Half in fancy, half in fact, the thread of an occult idea runs through this weird theme. You cannot, even at the end, be quite sure whether the author has been making fun of you or not. Perhaps, if the truth were told, he could not quite tell you himself. The tale all hangs about one of a group of friends who lives for years in the Far East and gathers some of the occult knowledge of that far-off land. Into the woof of an Eastern rug is woven the soul of a woman. Into the glisten of a scarab is polished the prophecy of a life. Into the whole charming romance of the book is woven the thread of an intangible, “creepy,” mysterious force. What is it? Is it a joke? Who knows?

SOME LADIES IN HASTE

This novel is as widely different from all the others as if another hand had written it and another mind conceived it.
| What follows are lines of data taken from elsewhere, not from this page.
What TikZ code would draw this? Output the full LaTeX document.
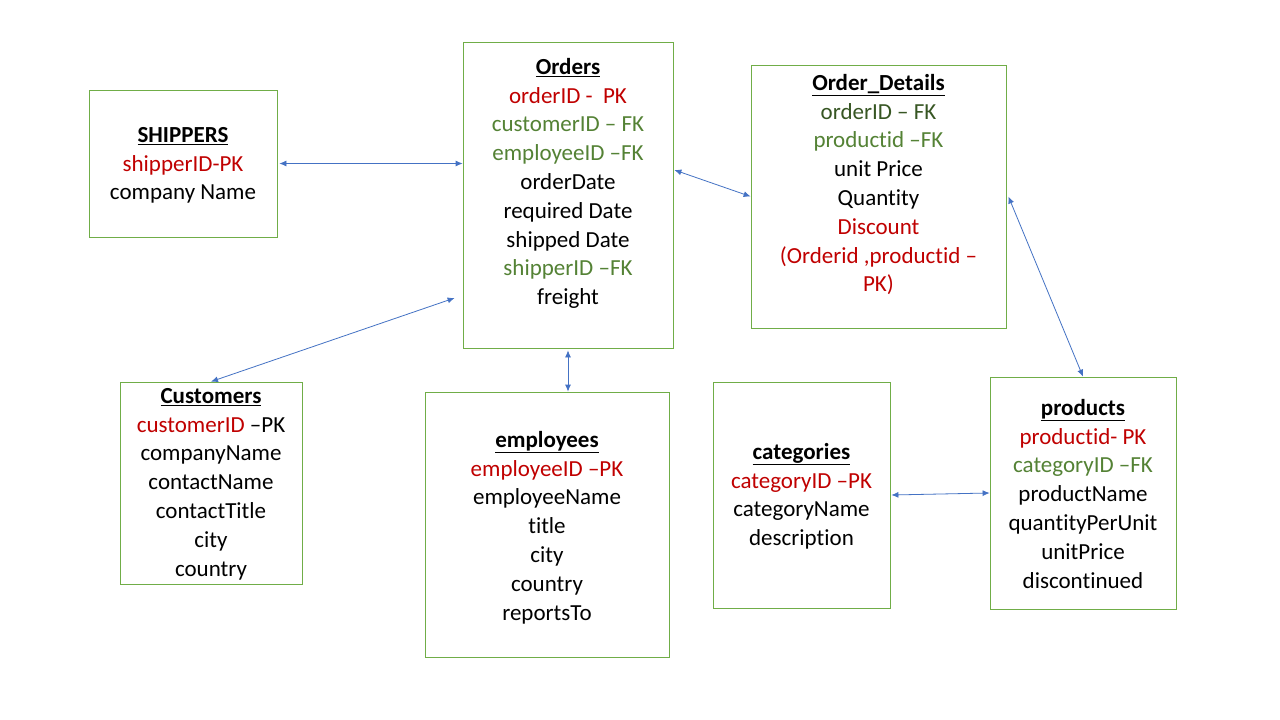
\documentclass[tikz,border=0pt]{standalone}
\usepackage{fontspec}
\setmainfont{Carlito}[Ligatures=NoCommon]
\usetikzlibrary{arrows.meta,calc}
\definecolor{pkred}{HTML}{C00000}
\definecolor{fkgreen}{HTML}{548235}
\definecolor{fkdark}{HTML}{375623}
\definecolor{boxgreen}{HTML}{70AD47}
\definecolor{linkblue}{HTML}{4472C4}
\newcommand{\ttl}[1]{\underline{\textbf{#1}}}
\begin{document}
\begin{tikzpicture}[x=1pt,y=-1pt,
  tbl/.style={draw=boxgreen, line width=0.8pt, rectangle, inner sep=0pt},
  txt/.style={anchor=north, align=center, inner sep=0pt, font=\fontsize{23}{28.8}\selectfont},
  link/.style={draw=linkblue, line width=0.8pt, {Latex[length=7pt,width=6pt]}-{Latex[length=7pt,width=6pt]}}]
\fill[white] (0,0) rectangle (1280,720);
\useasboundingbox (0,0) rectangle (1280,720);

% boxes
\node[tbl, minimum width=188pt, minimum height=147pt] (ship) at (183,163.5) {};
\node[tbl, minimum width=210pt, minimum height=306pt] (orders) at (568,195) {};
\node[tbl, minimum width=255pt, minimum height=263pt] (od) at (878.5,196.5) {};
\node[tbl, minimum width=182pt, minimum height=202pt] (cust) at (211,483) {};
\node[tbl, minimum width=244pt, minimum height=265pt] (emp) at (547,524.5) {};
\node[tbl, minimum width=177pt, minimum height=226pt] (cat) at (801.5,495) {};
\node[tbl, minimum width=186pt, minimum height=232pt] (prod) at (1083,493) {};

% texts
\node[txt] (shiptxt) at (183,127) {\ttl{SHIPPERS}\\
  \textcolor{pkred}{shipperID-PK}\\
  company Name};
\node[txt] (orderstxt) at (568,58) {\ttl{Orders}\\
  \textcolor{pkred}{orderID -\ \ PK}\\
  \textcolor{fkgreen}{customerID – FK}\\
  \textcolor{fkgreen}{employeeID –FK}\\
  orderDate\\
  required Date\\
  shipped Date\\
  \textcolor{fkgreen}{shipperID –FK}\\
  freight};
\node[txt] (odtxt) at (878.5,74) {\ttl{Order\_Details}\\
  \textcolor{fkdark}{orderID – FK}\\
  \textcolor{fkgreen}{productid –FK}\\
  unit Price\\
  Quantity\\
  \textcolor{pkred}{Discount}\\
  \textcolor{pkred}{(Orderid ,productid –}\\
  \textcolor{pkred}{PK)}};
\node[txt] (custtxt) at (211,388) {\ttl{Customers}\\
  \textcolor{pkred}{customerID} –PK\\
  companyName\\
  contactName\\
  contactTitle\\
  city\\
  country};
\node[txt] (emptxt) at (547,431) {\ttl{employees}\\
  \textcolor{pkred}{employeeID –PK}\\
  employeeName\\
  title\\
  city\\
  country\\
  reportsTo};
\node[txt] (cattxt) at (801.5,443) {\ttl{categories}\\
  \textcolor{pkred}{categoryID –PK}\\
  categoryName\\
  description};
\node[txt] (prodtxt) at (1083,399) {\ttl{products}\\
  \textcolor{pkred}{productid- PK}\\
  \textcolor{fkgreen}{categoryID –FK}\\
  productName\\
  quantityPerUnit\\
  unitPrice\\
  discontinued};

% connectors
\coordinate (ordcust) at ([xshift=-8pt,yshift=-103pt]orders.west);
\draw[link] ([xshift=2pt]ship.east) -- (ship.east -| orders.west);
\draw[link] ([xshift=1pt,yshift=25pt]orders.east) -- (od.west);
\draw[link] (cust.north) -- (ordcust);
\draw[link] ([yshift=-2pt]orders.south) -- (orders.south |- emp.north);
\draw[link] ([xshift=2pt]od.east) -- (prod.north);
\draw[link] ([xshift=1pt]cat.east) -- (prod.west);
\end{tikzpicture}
\end{document}
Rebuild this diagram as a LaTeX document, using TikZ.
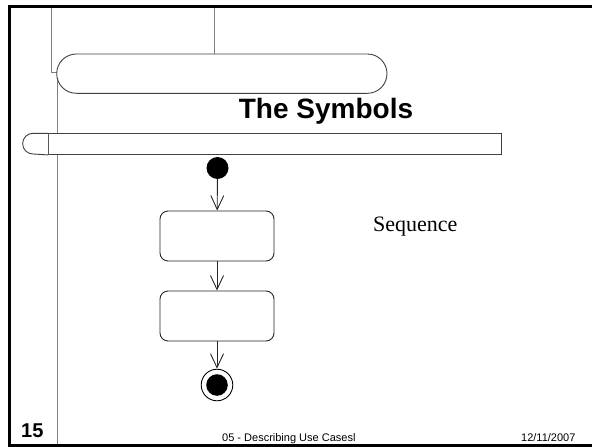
\documentclass[tikz,border=0pt]{standalone}
\usepackage{fontspec}
\setmainfont{Liberation Sans}
\newfontfamily\serifface{Liberation Serif}
\usetikzlibrary{arrows.meta}
\tikzset{
  guide/.style={draw=black!50, line width=0.9pt},
  outline/.style={draw=black!75, line width=0.9pt, fill=white},
  actbox/.style={draw=black!85, line width=0.9pt, rounded corners=8pt, minimum width=114pt, minimum height=50pt, inner sep=0pt, fill=white},
  flow/.style={draw=black!85, line width=0.9pt, -{Straight Barb[length=14pt,width=13pt]}},
}
\begin{document}
\begin{tikzpicture}[x=1pt,y=-1pt]
\useasboundingbox (0,0) rectangle (592,447);
\begin{scope}
\clip (0,0) rectangle (592,447);
% grey guide lines
\coordinate (g1) at (51.7,7);
\coordinate (g2) at (51.7,72.5);
\coordinate (g3) at (57,72.5);
\coordinate (g4) at (57,445);
\draw[guide] (g1) -- (g2) -- (g3) -- (g4);
\coordinate (g5) at (214,7);
% big stadium
\node[outline, rounded corners=19.6pt, minimum width=330.3pt, minimum height=39.3pt, inner sep=0pt] (stad) at (221.85,73.65) {};
\draw[guide] (g5) -- (g5 |- stad.north);
% thin bar
\node[outline, minimum width=453pt, minimum height=20.7pt, inner sep=0pt, anchor=north west] (bar) at (48,133.3) {};
\draw[outline] (bar.north west) -- ++(-15,0) arc[start angle=270, end angle=90, radius=10.35] -- (bar.south west);
% frame
\draw[line width=3pt, black] (600,6) -- (9,6) -- (9,445.5) -- (600,445.5);
\end{scope}
% title
\node[anchor=base, inner sep=0pt, font=\bfseries\fontsize{28}{30}\selectfont] (title) at (326,118) {The Symbols};
% activity diagram
\node[circle, fill=black, minimum size=22pt, inner sep=0pt] (start) at (217.5,168) {};
\node[actbox] (act1) at (217,236) {};
\node[actbox] (act2) at (217,316) {};
\node[circle, draw=black, line width=0.9pt, minimum size=31.6pt, inner sep=0pt] (final) at (217,385) {};
\node[circle, fill=black, minimum size=21.6pt, inner sep=0pt] (finaldot) at (final.center) {};
\draw[flow] (start) -- (act1);
\draw[flow] (act1) -- (act2);
\draw[flow] (act2) -- (final);
% label
\node[anchor=base west, inner sep=0pt, font=\serifface\fontsize{22}{24}\selectfont] (seq) at (373,231.7) {Sequence};
% footer
\node[anchor=base west, inner sep=0pt, font=\bfseries\fontsize{20}{22}\selectfont] (num) at (21,437.7) {15};
\node[anchor=base west, inner sep=0pt, font=\fontsize{11}{13}\selectfont] (foot) at (222,441) {05 - Describing Use Casesl};
\node[anchor=base west, inner sep=0pt, font=\fontsize{11}{13}\selectfont] (date) at (521,441) {12/11/2007};
\end{tikzpicture}
\end{document}
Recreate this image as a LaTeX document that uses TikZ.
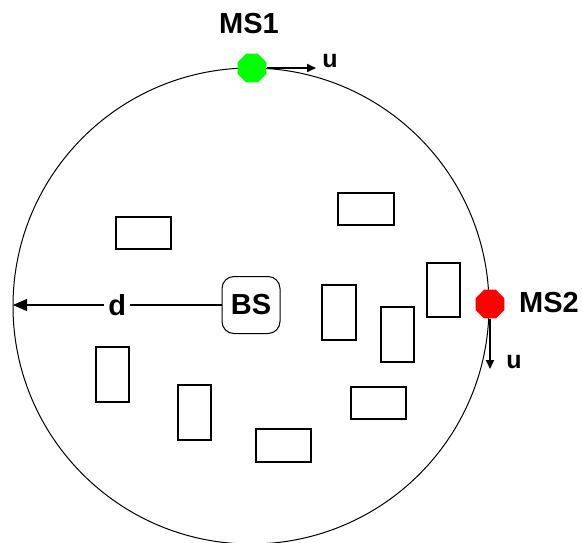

This time, too, it is impossible to say whether the author is quizzing our new thought transference and telepathic friends, or whether he is half inclined to suggest that “there may be something in it.” Here is a character who suddenly discovers that by concentrating his mind on certain ideas he can inject or project them into others. And forthwith he sets half a dozen couples making love to each other in most grotesque surroundings. They climb trees and become engaged. They put on strange Panlike costumes and prance about the woods—always charming, always well bred, always with a touch of romance that makes the reader read on to the end and finally lay the book down with a smile of pleasure and a little sigh that it is over so soon.


One might run on for twenty books more, but there is not space enough even to mention Mr. Chambers’s delightful nature books for children, telling how Geraldine and Peter go wandering through “Outdoor-land,” “Mountain-Land,” “Orchard-Land,” “River-Land,” “Forest-Land,” and “Garden-Land.” They, in turn, are as different from his novels in fancy and conception as each of his novels from the other. No living writer has given to the public so varied a list of books with such extraordinary popularity in all of them as Mr. Robert W. Chambers.